In (1), f() commits the changes to $homer directly to the database.

In (2), f() transparently reuses the transaction opened by g().\ Changes to both $homer and $marge are commited to the database when g() calls tx_commit().

tx_commit

   $storage->tx_commit();

Commits the current Tangram transaction for this storage. If the transaction being commited is the outermost transaction for this storage, the DBI transaction is also commited.

tx_rollback

   $storage->tx_rollback();

Rolls back the current Tangram transaction for this storage. If the transaction being rolled back is the outermost transaction for this storage, the DBI transaction is also rolled back.

tx_do

   $storage->tx_do( sub { ... } );

Executes CODEREF under the protection of a Tangram transaction and pass it @args in the argument list.

Rolls back the transaction if CODEREF dies; in which case the exception is re-thrown.

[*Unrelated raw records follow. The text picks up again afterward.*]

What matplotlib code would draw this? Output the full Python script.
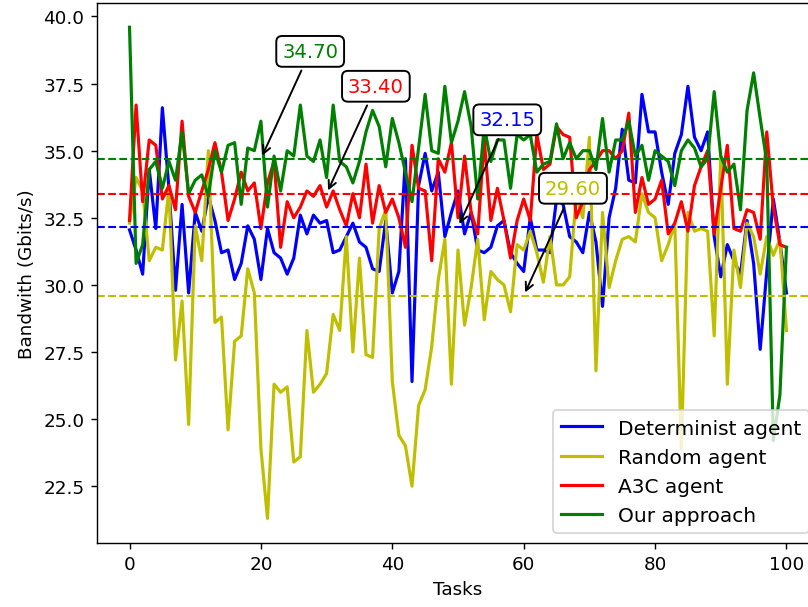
import numpy as np
import matplotlib
matplotlib.use("Agg")
import matplotlib.pyplot as plt

tasks = np.arange(101)

determinist = [32.05, 31.3, 30.4, 34.3, 32.1, 36.6, 33.6, 29.8, 33.0, 29.7,
               32.7, 32.0, 33.3, 32.4, 31.2, 31.3, 30.2, 30.8, 32.2, 31.7,
               30.2, 32.1, 31.2, 31.0, 30.4, 31.0, 32.6, 31.9, 32.6, 32.3,
               32.4, 31.2, 31.3, 31.8, 32.3, 31.6, 31.4, 30.6, 30.5, 32.4,
               29.7, 30.5, 34.7, 26.4, 33.7, 34.9, 33.5, 34.2, 31.8, 32.7,
               33.5, 31.9, 32.7, 31.3, 31.2, 31.4, 32.2, 32.4, 31.2, 30.8,
               30.5, 32.5, 31.3, 31.3, 31.2, 33.2, 33.0, 31.8, 31.6, 31.2,
               32.7, 31.6, 29.2, 32.5, 33.6, 35.8, 33.9, 33.8, 37.1, 35.7,
               35.7, 34.2, 33.0, 34.9, 35.6, 37.4, 35.5, 35.0, 35.7, 31.8,
               30.3, 31.5, 30.9, 30.4, 32.4, 30.8, 27.6, 30.5, 33.2, 31.6,
               29.7]

random_agent = [32.3, 34.0, 33.5, 30.9, 31.4, 31.3, 33.6, 27.2, 29.4, 24.8,
                32.2, 30.9, 35.0, 28.6, 28.8, 24.6, 27.9, 28.1, 30.6, 29.7,
                23.9, 21.3, 26.3, 26.0, 26.2, 23.4, 23.6, 28.3, 26.0, 26.3,
                26.7, 28.9, 28.3, 31.8, 27.5, 31.0, 27.4, 27.3, 32.1, 32.8,
                26.4, 24.4, 24.0, 22.5, 25.5, 26.1, 27.7, 30.2, 31.7, 26.3,
                31.3, 28.5, 29.9, 31.7, 28.7, 30.5, 30.2, 30.0, 29.0, 31.5,
                31.3, 32.0, 31.2, 30.1, 31.8, 30.0, 30.0, 30.3, 33.3, 32.5,
                35.5, 26.8, 32.7, 29.9, 30.9, 31.7, 31.8, 31.6, 33.4, 32.7,
                32.5, 30.9, 31.5, 32.3, 23.9, 32.7, 32.0, 32.1, 32.0, 28.1,
                34.8, 26.3, 31.3, 29.9, 32.3, 31.8, 30.4, 31.8, 31.1, 31.7,
                28.3]

a3c = [32.4, 36.7, 33.1, 35.4, 35.2, 33.2, 33.7, 32.8, 36.1, 33.3,
       32.7, 33.5, 34.3, 35.3, 34.2, 32.4, 33.2, 34.2, 33.5, 33.8,
       32.1, 33.8, 34.6, 31.4, 33.1, 32.5, 32.9, 33.5, 33.3, 33.7,
       32.9, 33.5, 32.8, 32.2, 33.4, 32.5, 34.5, 32.3, 33.7, 32.7,
       33.2, 32.5, 31.4, 35.2, 33.6, 33.5, 30.9, 34.7, 34.2, 35.3,
       32.5, 34.8, 32.7, 31.9, 35.4, 32.4, 33.6, 32.4, 31.0, 32.4,
       33.2, 32.4, 35.6, 34.3, 34.5, 35.9, 35.6, 35.5, 32.5, 33.1,
       34.3, 34.6, 35.0, 35.0, 34.7, 35.0, 36.4, 32.7, 34.0, 33.0,
       33.2, 33.9, 31.9, 32.3, 33.1, 32.0, 33.7, 34.4, 35.0, 31.9,
       33.6, 35.2, 32.1, 32.0, 32.8, 32.7, 31.7, 35.7, 32.9, 31.5,
       31.4]

ours = [39.6, 30.8, 31.5, 34.3, 34.6, 33.6, 34.6, 33.9, 35.7, 33.4,
        33.9, 34.1, 33.3, 35.0, 34.2, 35.2, 35.3, 33.0, 35.1, 35.0,
        36.1, 32.9, 34.8, 33.5, 35.0, 34.8, 36.7, 34.8, 34.6, 35.4,
        34.0, 36.7, 34.6, 34.4, 33.8, 34.6, 35.7, 36.5, 35.9, 34.4,
        36.2, 35.3, 34.2, 33.1, 35.1, 37.1, 35.0, 34.9, 37.4, 35.3,
        36.1, 37.2, 35.9, 33.2, 35.9, 34.6, 35.4, 35.4, 33.6, 35.6,
        35.4, 35.6, 34.2, 34.5, 34.6, 36.0, 34.7, 35.3, 34.7, 35.0,
        35.0, 34.3, 36.2, 34.2, 35.4, 35.4, 36.1, 34.8, 35.2, 33.9,
        35.0, 34.8, 34.6, 33.7, 35.0, 35.4, 35.1, 34.4, 34.7, 37.2,
        34.8, 34.2, 34.5, 32.8, 36.5, 37.9, 36.2, 34.6, 24.2, 25.9,
        31.4]

labels = ["Determinist agent", "Random agent", "A3C agent", "Our approach"]
colors = ["b", "y", "r", "g"]
means = [32.15, 29.60, 33.40, 34.70]
annot_x = [50, 60, 30, 20]

fig = plt.figure(figsize=(6.4, 4.81), dpi=126.4)
ax = fig.add_axes([0.1195, 0.1053, 0.8933, 0.8887])

for series, lab, c in zip([determinist, random_agent, a3c, ours], labels, colors):
    ax.plot(tasks, series, color=c, lw=1.8, label=lab)

# mean lines + boxed values
for m, c, xa in zip(means, colors, annot_x):
    ax.axhline(m, color=c, ls="--", lw=1.2)
    ax.annotate("%.2f" % m, xy=(xa, m), xytext=(xa + 7.5, m + 4),
                color=c, fontsize=11.2, ha="center", va="center",
                bbox=dict(boxstyle="round", fc="w", ec="k", lw=1.1),
                arrowprops=dict(arrowstyle="->", color="k", lw=1.1))

ax.set_xlabel("Tasks", fontsize=10.5)
ax.set_ylabel("Bandwith (Gbits/s)", fontsize=10.5)
ax.tick_params(labelsize=10.5)
ax.legend(loc="lower right", fontsize=11.5)

fig.savefig("out.png", dpi=126.4)
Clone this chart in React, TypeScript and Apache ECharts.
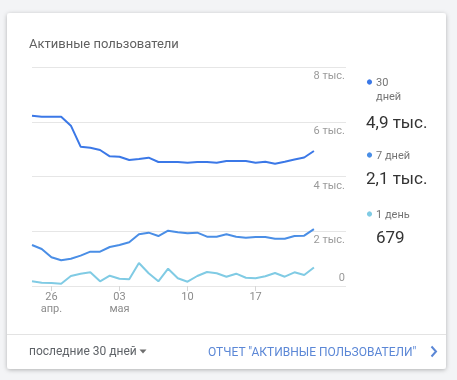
import React, { useEffect, useRef } from "react";
import * as echarts from "echarts";

const categories = [
  "24.04", "25.04", "26.04", "27.04", "28.04", "29.04", "30.04", "01.05", "02.05", "03.05",
  "04.05", "05.05", "06.05", "07.05", "08.05", "09.05", "10.05", "11.05", "12.05", "13.05",
  "14.05", "15.05", "16.05", "17.05", "18.05", "19.05", "20.05", "21.05", "22.05", "23.05",
];
const users30 = [6221, 6185, 6185, 6185, 5856, 5089, 5052, 4968, 4738, 4724, 4603, 4640, 4687, 4530, 4530, 4530, 4505, 4530, 4530, 4505, 4566, 4566, 4566, 4505, 4542, 4469, 4542, 4621, 4694, 4931];
const users7 = [1498, 1352, 1048, 938, 998, 1108, 1254, 1254, 1425, 1498, 1595, 1887, 1948, 1826, 2021, 1960, 1923, 1948, 1801, 1801, 1887, 1801, 1765, 1790, 1790, 1729, 1729, 1826, 1840, 2080];
const users1 = [170, 122, 110, 85, 365, 450, 500, 170, 376, 267, 245, 840, 464, 170, 632, 281, 157, 365, 511, 464, 340, 450, 303, 281, 354, 475, 340, 500, 400, 679];
const tickIndices = [2, 9, 16, 23];
const tickLabels = ["26\nапр.", "03\nмая", "10", "17"];
const yTicks = [0, 2000, 4000, 6000, 8000];
const legendNames = ["30\nдней", "7 дней", "1 день"];
const legendValues = ["4,9 тыс.", "2,1 тыс.", "679"];
const seriesColors = ["#3b78e7", "#4a8ee6", "#80cbe4"];

const FONT = "Roboto, 'Noto Sans', sans-serif";

export default function App() {
  const ref = useRef<HTMLDivElement>(null);
  useEffect(() => {
    if (!ref.current) return;
    const chart = echarts.init(ref.current, undefined, { renderer: "svg" });
    const pairs = (arr: number[]) => arr.map((v, i) => [i, v]);
    const legendY = [82, 155, 214];
    const valueY = [122, 178, 237];
    const graphics: any[] = [
      { type: "rect", z: -10, shape: { x: 0, y: 0, width: 457, height: 380 }, style: { fill: "#f3f4f6" }, silent: true },
      {
        type: "rect", z: -9, shape: { x: 7, y: 13, width: 439, height: 356, r: 3 },
        style: { fill: "#ffffff", shadowBlur: 4, shadowOffsetY: 1, shadowColor: "rgba(0,0,0,0.28)" }, silent: true,
      },
      { type: "line", z: -8, shape: { x1: 7, y1: 334.5, x2: 446, y2: 334.5 }, style: { stroke: "#e3e3e3", lineWidth: 1 } },
      {
        type: "text", x: 29, y: 43,
        style: { text: "Активные пользователи", fill: "#616161", font: `13px ${FONT}`, verticalAlign: "middle" },
      },
      {
        type: "text", x: 29, y: 351,
        style: { text: "последние 30 дней", fill: "#5f6368", font: `12px ${FONT}`, verticalAlign: "middle" },
      },
      { type: "polygon", shape: { points: [[139.5, 349.5], [146.5, 349.5], [143, 353.5]] }, style: { fill: "#6f6f6f" } },
      {
        type: "text", x: 208, y: 352,
        style: { text: 'ОТЧЕТ "АКТИВНЫЕ ПОЛЬЗОВАТЕЛИ"', fill: "#5b87d6", font: `12px ${FONT}`, verticalAlign: "middle" },
      },
      {
        type: "polyline", shape: { points: [[431.5, 346.5], [436, 351.5], [431.5, 356.5]] },
        style: { stroke: "#5b87d6", lineWidth: 2, fill: "none" },
      },
    ];
    legendNames.forEach((name, k) => {
      graphics.push({ type: "circle", shape: { cx: 369.5, cy: legendY[k], r: 2.6 }, style: { fill: seriesColors[k] } });
      graphics.push({
        type: "text", x: 376, y: legendY[k] - 7,
        style: { text: name, fill: "#757575", font: `11px ${FONT}`, lineHeight: 14, verticalAlign: "top" },
      });
      graphics.push({
        type: "text", x: k === 2 ? 376 : 366, y: valueY[k],
        style: { text: legendValues[k], fill: "#333333", font: `17px ${FONT}`, verticalAlign: "middle" },
      });
    });

    chart.setOption({
      animation: false,
      textStyle: { fontFamily: FONT },
      grid: { left: 32, right: 111, top: 67, bottom: 94, containLabel: false },
      xAxis: {
        type: "value",
        min: 0,
        max: 32.3,
        axisLine: { show: false },
        splitLine: { show: false },
        axisTick: { show: true, customValues: tickIndices, length: 5, lineStyle: { color: "#d6d6d6" } },
        axisLabel: {
          customValues: tickIndices,
          formatter: (v: number) => tickLabels[tickIndices.indexOf(Math.round(v))] ?? "",
          color: "#8c8c8c",
          fontSize: 11,
          lineHeight: 12,
          margin: 4,
        },
      },
      yAxis: {
        type: "value",
        position: "right",
        min: yTicks[0],
        max: yTicks[yTicks.length - 1],
        interval: 2000,
        axisLine: { show: false },
        axisTick: { show: false },
        splitLine: { show: true, lineStyle: { color: "#e6e6e6", width: 1 } },
        axisLabel: {
          inside: true,
          margin: 1,
          color: "#9a9a9a",
          fontSize: 11,
          verticalAlign: "top",
          verticalAlignMinLabel: "bottom",
          padding: [3, 0, 3, 0],
          formatter: (v: number) => (v === 0 ? "0" : `${v / 1000} тыс.`),
        },
      },
      series: [
        { name: "30 дней", type: "line", data: pairs(users30), showSymbol: false, lineStyle: { width: 2, color: seriesColors[0] }, itemStyle: { color: seriesColors[0] } },
        { name: "7 дней", type: "line", data: pairs(users7), showSymbol: false, lineStyle: { width: 2, color: seriesColors[1] }, itemStyle: { color: seriesColors[1] } },
        { name: "1 день", type: "line", data: pairs(users1), showSymbol: false, lineStyle: { width: 2, color: seriesColors[2] }, itemStyle: { color: seriesColors[2] } },
      ],
      graphic: graphics,
    });
    return () => chart.dispose();
  }, []);
  return <div ref={ref} style={{ position: "fixed", left: 0, top: 0, width: 457, height: 380 }} />;
}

Returns the results of CODEREF, either as a scalar or as a list depending on the context in which tx_do was called.

Example:

   $storage->tx_do(
      sub
      {
         $storage->update( $homer );
         # do things, die perhaps
         $storage->update( $marge );
      } );

Both $homer and $marge will be updated, or none will, depending on whether the anonymous subroutine passed to tx_do() dies.

unload

   $storage->unload( @obj );

Drops references to persistent objects present in memory. @objs may contain both objects and object ids. If @objs is empty, unloads all the objects loaded by this storage.

Storage keeps track of all the persistent objects that are present in memory, in order to make sure that loading the same object twice results in a single copy of the object.

As a consequence, these objects will not be reclaimed by Perl's automatic memory management mechanism until either disconnect() or unload() is called.

unload() should be called only when no other references exist to persistent objects, otherwise the same object (in the database) may end up having two copies in transient storage.

disconnect

   $storage->disconnect();

Disconnects from the database. Drops references to persistent objects present in memory (see unload).